Christine Ganitsch, a board member of the Accabonac Protection Commit-tee, made a commitment to take the samples in Accabonac.

A C.C.O.M. staff member who lives near Northwest Harbor will collect water there. Shellfishing there reopened only recently after having been made off limits by the State Department of Environmental Conservation for many years.

From May through September water is collected weekly. The initial process is simple; the sampler walks out into the water to about knee depth and sweeps up a quantity of water into a sterile plastic bag, which is sealed and rushed to the lab. The samples incubate for 24 hours before being examined under ultraviolet light to determine the presence and density of bacteria, Ms. Rossi-Snook said.

With standardized practices, the results can help guide remediation priori-ties and identify areas for further study, she said.

For example, at Surfside Place in Montauk, where test results are consistently in the “high” range, the town is installing a filter to catch contaminants before they spill onto the ocean beach and form a small stream draining to the ocean. The shallow stream, between two resorts, is tempting to children. “Sometimes when I collected samples there, I saw little footprints in the sand,” Ms. Rossi-Snook said.

Other routinely high locations are on the west side of Lake Montauk, Pussy’s Pond in Springs, and Hook Pond in East Hampton.

The most highly contaminated site in East Hampton is a stream behind the Methodist Church and Hook Mill. In results from water samples taken on Mon-day, the Surfside Place sample showed 262 “colony-forming units,” or viable cells, and the Methodist Lane site more than 24,196 units. Anything more than 104 units is considered unsafe by federal regulators.

As on the Village Green near Town Pond, village officials have overseen the creation of streamlike “bioswales” planted with vegetation to slow water flow and take up nutrients. The bioswale there showed 836 units in Monday’s sample, but the pond itself only 86 units. Ms. Rossi-Snook said that there was not enough information about the recently installed bioswales to say conclusively how much they were helping.

Colleen Henn, the clean water coordination for the Surfrider chapter, has been involved with the bioswales since they were in the planning stages. She is scheduled to speak about the project at the East Hampton Library as part of the Tom Twomey Series on May 18 at 6 p.m.

In recent tests for the western portion of the study area, bacteria exceeding the 104 colony-forming units level were found at Havens Beach in Sag Harbor and at the foot of Long Wharf, Meschutt Beach in Hampton Bays, and at the Stony Brook University boat ramp on a Shinnecock Bay tributary.

The C.C.O.M.-Surfrider data is not in and of itself a source of official results on which major public initiatives are based. What it does do, Ms. Rossi-Snook said, is direct attention to where work may be needed.
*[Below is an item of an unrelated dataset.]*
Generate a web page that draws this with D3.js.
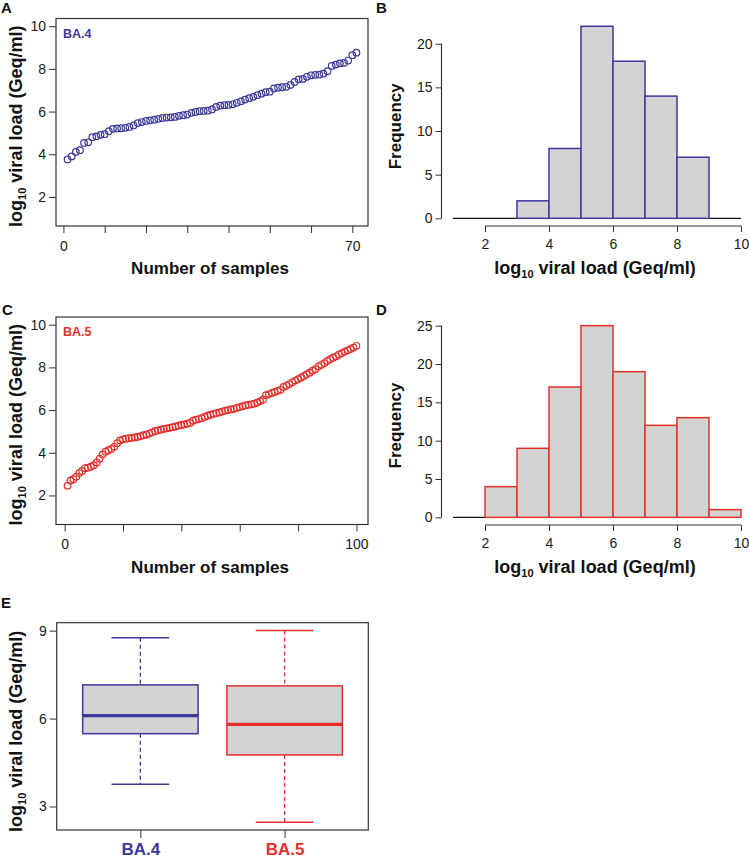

Based on the study, the United States Geological Service agreed to a major effort to learn more about contamination in Lake Montauk, including identifying specific sources of pollution.

Town and county rebate programs for replacing failed and outdated cesspools or septic systems in watershed areas will probably help reduce bacteria, Ms. Rossi-Snook said. New technology can remove the nitrogen in wastewater thought to be the cause of algae blooms that can choke waterways.

In addition, the test results could help officials make recommendations for community preservation fund purchases. Among the recent deals have been a number of parcels around Lake Montauk, several at Fort Pond, and in East Hampton Village, a parcel on one of the Hook Pond headwaters where the existing house will be removed at the seller’s expense. “This can inform decisions,” Ms. Rossi-Snook said.

All the science does not come cheap. In addition to staff members’ time and the costly hardware, supplies for a single sample cost C.C.O.M. around $10. Last year, Ms. Rossi-Snook said, more than 800 tests were done by Concerned Citizens alone.